The restrictions on CO2 emissions into the atmosphere promoted by the European Union have obliged manufacturers to reduce the weight of their vehicles and, in turn, their individual components. This has led to a transition of materials, from cast iron to aluminium alloys, thanks to their lower density. However, aluminium alloys present inferior mechanical properties, and difficulties, therefore, in terms of complying with the requirements required of the parts, especially in those areas subjected to greater stresses. Hence, the present thesis is centred on the improvement of behaviour in service of components manufactured in low-pressure die-casting and subjected to strict loads, as could be the case with wheel rings and knuckle arms. 

Firstly, aluminium alloy alternatives to A356 (Al-Si-Mg), the most used currently, have been developed with the objective of increasing its mechanical properties. To this end, two routes were chosen: adding Cu to the A356 composition resulting in Al-Si-Cu-Mg alloys, in which it is necessary to combine high strength and elongation with good resistance to corrosion; and adapting 7xxx wrought alloys compositions series to be used in foundry processes. In both cases, the study was focused on the design of the composition and the optimum heat treatment to be applied. As a result, two alloys were obtained, one from each family which, once heat treated, reach up to 357 MPa of yield strength, 398 MPa of UTS and 11.1% of elongation, representing an improvement of 90, 53 y 120% respectively in the tensile properties of the A356 alloy. 

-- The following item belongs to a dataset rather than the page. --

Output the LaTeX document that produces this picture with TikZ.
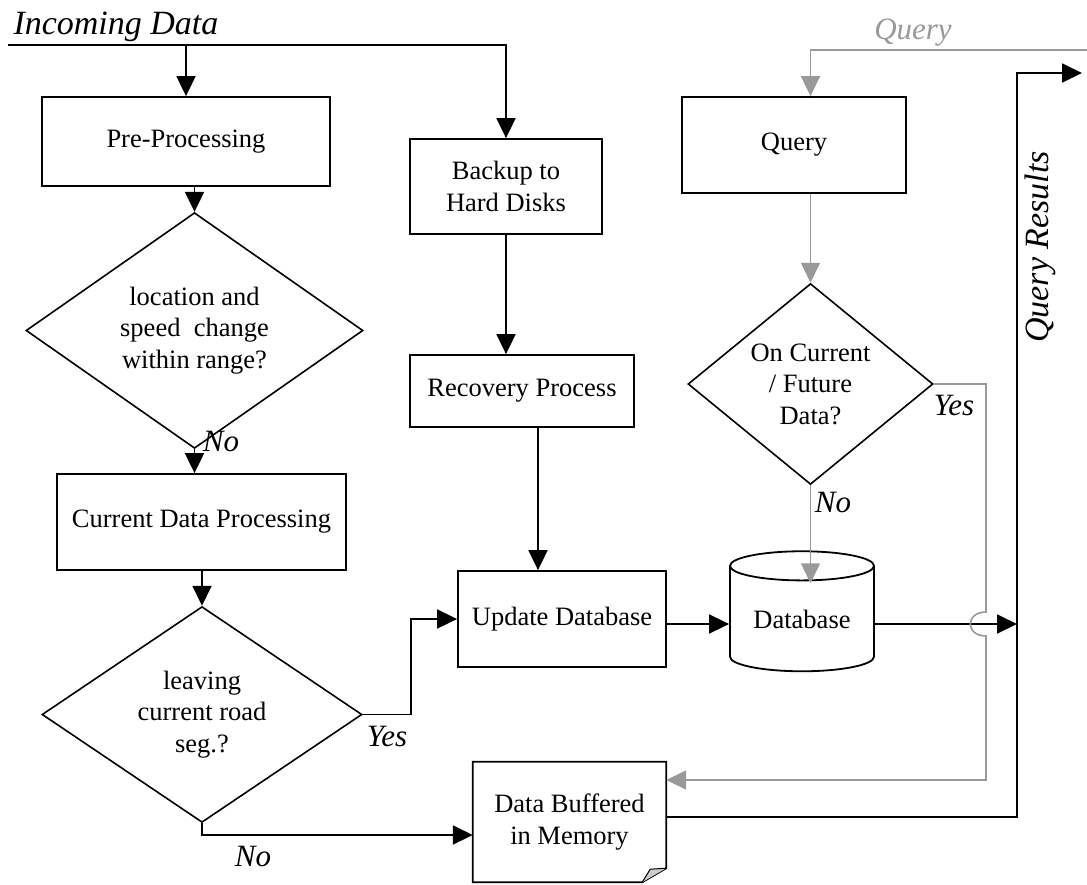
\documentclass[tikz,border=0pt]{standalone}
\usepackage{fontspec}
\setmainfont{Liberation Serif}
\usetikzlibrary{shapes.geometric,arrows.meta}
\begin{document}
\begin{tikzpicture}[x=1pt,y=-1pt,
    every node/.style={font=\fontsize{26.5}{31.5}\selectfont},
    block/.style={rectangle,draw,line width=1.8pt,align=center,inner sep=0pt},
    decide/.style={diamond,draw,line width=1.6pt,align=center,inner sep=0pt},
    dbase/.style={cylinder,shape border rotate=90,aspect=0.3,draw,line width=1.8pt,
                  minimum width=144pt,minimum height=120pt,inner sep=0pt},
    lbl/.style={font=\fontsize{31}{36}\selectfont\itshape},
    biglbl/.style={font=\fontsize{34}{40}\selectfont\itshape},
    ln/.style={line width=1.8pt},
    arr/.style={line width=1.8pt,-{Triangle[length=20pt,width=19pt]}},
    garr/.style={line width=1.6pt,color=black!40,-{Triangle[length=20pt,width=19pt]}}]
    \useasboundingbox (0,0) rectangle (1087,884);

    % left column
    \node[block, minimum width=288pt, minimum height=89pt] (pre) at (186,141.5) {Pre-Processing};
    \node[decide, minimum width=337pt, minimum height=191pt] (chk) at (194.5,330.5) {location and\\speed~~change\\within range?};
    \node[block, minimum width=289pt, minimum height=96pt] (cur) at (201.5,522) {Current Data Processing};
    \node[decide, minimum width=320pt, minimum height=191pt] (leave) at (202,714.5) {leaving\\current road\\seg.?};

    % middle column
    \node[block, minimum width=192pt, minimum height=95pt] (backup) at (506,186.5) {Backup to\\Hard Disks};
    \node[block, minimum width=224pt, minimum height=72pt] (recov) at (522,391) {Recovery Process};
    \node[block, minimum width=208pt, minimum height=96pt] (upd) at (562,619) {Update Database};
    \node[minimum width=193pt, minimum height=120pt, inner sep=0pt, align=center] (buf) at (569.5,822) {Data Buffered\\in Memory};
    \draw[ln] (buf.north west) -- (buf.north east) -- ([yshift=14pt]buf.south east)
        -- ([xshift=-24pt]buf.south east) -- (buf.south west) -- cycle;
    \filldraw[line width=1pt, fill=black!20] ([yshift=14pt]buf.south east)
        -- ([xshift=-16pt,yshift=13pt]buf.south east) -- ([xshift=-24pt]buf.south east);

    % right column
    \node[block, minimum width=224pt, minimum height=96pt] (query) at (794,145) {Query};
    \node[decide, minimum width=245pt, minimum height=190pt] (cf) at (810.5,384) {On Current\\/ Future\\Data?};
    \node[dbase] (db) at (802,619) {Database};

    % labels
    \node[biglbl, anchor=base west] (inlbl) at (10,34) {Incoming Data};
    \node[lbl, anchor=base, text=black!40] (qlbl) at (913,39) {Query};
    \node[biglbl, rotate=90] (reslbl) at (1040,247) {Query Results};
    \node[lbl] (no1) at (221,441) {No};
    \node[lbl] (yes1) at (387,736) {Yes};
    \node[lbl] (no2) at (253,856) {No};
    \node[lbl] (no3) at (833,502) {No};
    \node[lbl] (yes2) at (954,405) {Yes};

    \coordinate (inL) at (8,45);
    \coordinate (res) at (1017,73);
    \coordinate (resOut) at (1082,73);
    \coordinate (qIn) at (1087,50);
    \coordinate (hopT) at (986,612);
    \coordinate (hopB) at (986,636);

    % incoming data
    \draw[arr] (inL) -| (backup.north);
    \draw[arr] (inL -| pre.north) -- (pre.north);
    \draw[arr] (chk.north |- pre.south) -- (chk.north);
    \draw[arr] (chk.south) -- (chk.south |- cur.north);
    \draw[arr] (leave.north |- cur.south) -- (leave.north);
    \draw[arr] (leave.east) -- ++(48,0) |- (upd.west);
    \draw[arr] (leave.south) |- ([yshift=-13pt]buf.west);
    \draw[arr] (backup.south) -- (backup.south |- recov.north);
    \draw[arr] ([xshift=16pt]recov.south) -- ([xshift=16pt]recov.south |- upd.north);
    \draw[arr] (upd.east |- 0,624) -- (db.west |- 0,624);

    % results
    \draw[arr] (db.east |- 0,624) -- (res |- 0,624);
    \draw[arr] ([yshift=5pt]buf.east) -| (res) -- (resOut);

    % query path
    \draw[garr] (qIn) -| (cf.north |- query.north);
    \draw[garr] (cf.north |- query.south) -- (cf.north);
    \draw[garr] (cf.south) -- ++(0,98);
    \draw[garr] (cf.east) -| (hopT) .. controls ([xshift=-21pt]hopT) and ([xshift=-21pt]hopB) .. (hopB)
        |- ([yshift=42pt]buf.east);
\end{tikzpicture}
\end{document}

Additionally, due to their position in the vehicle, these components are subjected to high stresses over time, which can cause fatigue failure. The fatigue behaviour of a part depends on different factors, such as surface quality, stress concentrators, residual stresses... Furthermore, in casting components, defects introduced during this process are determining. Among these, porosity is the one that has a greater impact. The specific models developed thus far do not consider sufficiently the influence of this factor on fatigue life, with the result that they may provide errors in the estimation. As an alternative, in the present thesis, a new prediction model for fatigue life estimation in casting aluminium alloys is presented. It considers the effect of porosity in both initiation and propagation stages, giving predictions with logarithmic errors no greater than 2%.